Les deux modèles présentés dans cet article fournissent des résultats similaires, le plus important étant le glissement des fréquences vers le bas lors du premier dixième de seconde suivant la génération du pulse. Le premier modèle, basé sur la condition d'interférence constructive, permet de dériver les caractéristiques essentielles du phénomène de diffraction de manière simple et analytique. Le modèle convolutif fournit quant à lui un haut degré de réalisme.

La comparaison des deux modèles permet en fait de sonder la nature même de la diffraction au delà du contexte du phénomène acoustique entendu sur la passerelle du MIL. En effet, la diffraction est la plupart du temps expliquée au moyen de concepts tels que la longueur d'onde et le déphasage. Or, elle émerge naturellement du modèle convolutif, qui demeure tout le long dans le domaine temporel et n'utilise jamais de tels concepts.

Il va sans dire que nous nous penchons ici que sur la modélisation théorique du phénomène ; la seule confirmation de la validité des modèles provient de la comparaison des résultats représentés aux figures 6 et 10 avec l'observation auditive directe.
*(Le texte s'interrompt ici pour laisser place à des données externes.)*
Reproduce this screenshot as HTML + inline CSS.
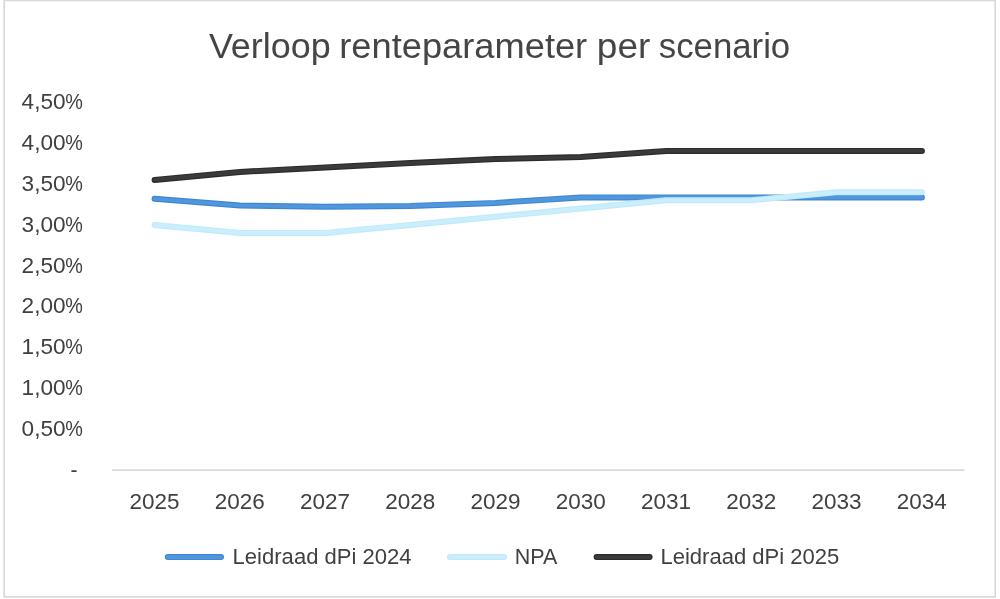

La suite naturelle expérimentale serait donc de tenter de mesurer l'effet directement au moyen d'instruments audio plus sophistiqués que des microphones de téléphones intelligents.

Valeurs numériques

La table 1 contient les valeurs des constantes numériques utilisées dans l'ensemble des calculs.

Paramètre Valeur
v 343 m/s
d 0.1 m
3.5 m
ymin 0.2 m
ymax 1.2 m
hsou 0.0 m
hobs 1.7 m

TABLE 1 - Valeurs numériques utilisées dans les calculs.